While Hitchens intends to compel us to see the inherent value of humanity and science, plucking at our heartstrings with wit and example, John Gray does something nearly opposite but not quite. Gray lays out in Straw Dogs a stream of consciousness philosophical "riff" designed to illustrate the ways in which we have taken on humanism as a new religion and focused our lives on progress through science and work that he doesn't seem to believe inherently valuable. For Gray, we are essentially our most basic design: animal. Our drive to exalt morality and logic is one of the hindrances that prevents us from realizing how simple our existences can be. Gray, too, turns to Hume as an example of quality reason, but does not embrace the way he views our current societal view of science as a new advancing form of pseudo-perfection.

Through Straw Dogs, Gray is set on showing us, but perhaps not prescribing to us, that we need not exert all of our mental effort on becoming something or advancing society. He states that we are temporary and that our progress despite all of our efforts will not ensure our culture or our world eternal existence. Certainly it is bleak to consider that the efforts of a lifetime have no meaning, and that since we are merely animals there is little point beyond understanding our short time in life. Gray at times seems to boil humanity down to simple stock. And yet through all of that he calls for the embrace of reason and believes, it seems to me, that through reason we can all see and understand the fruitlessness of a life of endless struggle. Gray decries religious belief, but also the belief that humanism is a solution to it because he sees humanism as more or less a reaction to the existing error.

Gray's rambling writing/thinking style is often infuriating. It's as if he is dangling candy just out of the reach of a child for much of the book, and by the work's conclusion he has not offered a solid theory. Hitchens structure, knowledge and wit are infinitely compelling and result in a call to arms for thinking people around the world to give birth to a new Enlightenment in their individual lives. Only on one matter do both men blatantly agree. One of our greatest constraints on knowledge and human success is our need to beat death, citing Freud in each work. If we are able to let go of this desire for immortality we will be instantly and wholly unfettered in the present. Truly, we waste large chunks of our lives seeking to create a legacy or striving for science to bring us an eternity that need not come to pass.

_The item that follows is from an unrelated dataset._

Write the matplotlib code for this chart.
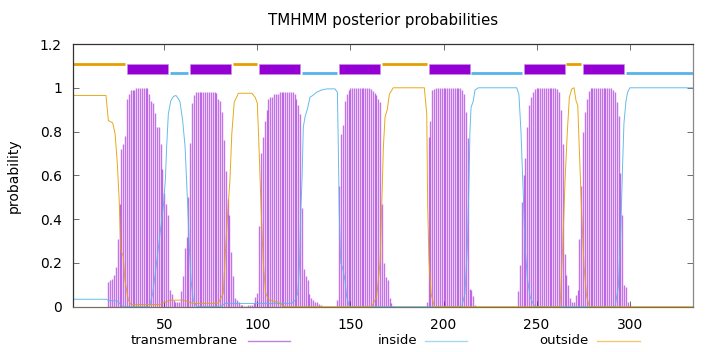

For Hitchens and Gray, there is another (complicated!) common ground: reason. Gray understands, respects and desires its expansion, but does not see it as a solution. Hitchens exalts reason and humanism the greatest course for humanity's growth. I agree with both men for their own strengths. Reason is infinitely valuable, but as Hitchens--not at all naively--wants reason to guide us out of the present religious dark age we are regressing into, Gray does not see a solution as possible, or for that matter necessary.
Hitchens believes we are responsible for the betterment of society through reason, hearkening to Enlightenment icons like Hume, Kant, etc., but Gray feels that our interest/"need" in bettering society is individually damning. We should instead just learn to love existing as animals and be happy with the life we have. These arguments are so close to one another and yet also so far apart. Mathematically speaking, it is as if Hitchens and Gray are plotted with X, Y coordinates of 1, 1 and 2, 1 respectively, but on the Z-axis they are infinitely distant from each other.

I have found this distance hard to mitigate and wondered if it is possible to reconcile their differences. Can we? Is it better to hope for reason to bring us a solution to human failings and religious superstition? Should we dismiss our lives as finite and see reason as the best course, but not a course to any endpoint? Gray's sense of realism is valuable. We need the guarded thinking he posits to keep us from believing so deeply that humanism, science and reason are all answers to our world's many problems. There is an episode of South Park from 2006 that exaggerates the err of leaning too hard
on (read: believing in pseudo-religiously) reason and science as truth. Cartman, unable to wait for a Nintendo Wii to come out, freezes himself and awakens in the year 2546 to find that religion is gone, atheism is standard, and the three powerful societies of atheists are at war: over the best name for their atheist group. South Park wants us to see that when any idea becomes an ideology, we humans are bound to fuck it up. (Come to think of it, Kevin Smith's film Dogma has Chris Rock's 13th Apostle saying something similar, "I think it's better to have ideas. You can change an idea. Changing a belief is trickier.") Were we all to jump on board with Enlightenment, some of the people regardless of good intention will become just as absurdly dangerous and dogmatic as those people greatly perverting religion. This is not to say that Hitchens is wrong, but the offspring of his and Gray's arguments would be more evolved and more attractive than the individuals initially contributing.

Despite their incongruities and disagreements (and I would love to see these two men on a panel together discussing their viewpoints face-to-face and side-by-side) both texts implore us to cast off what religion and society have pressed upon us for thousands of years to sit up, open our eyes and minds, and think deeply about the potentials of human existence. Though what those potentials constitute is a point of contention.

I would compel anyone with philosophical, religious or ontological interests to read both of these books. Gray and Hitchens are exemplary minds and great examples of how philosophy did not end with the likes of Kant, Sartre and Nietzsche. Any ultimate agreement among the populous regarding religion, a creator, or the point of human existence is unlikely, but continuing to expand our knowledge and unleash our minds onto new challenges is an essential part of existence.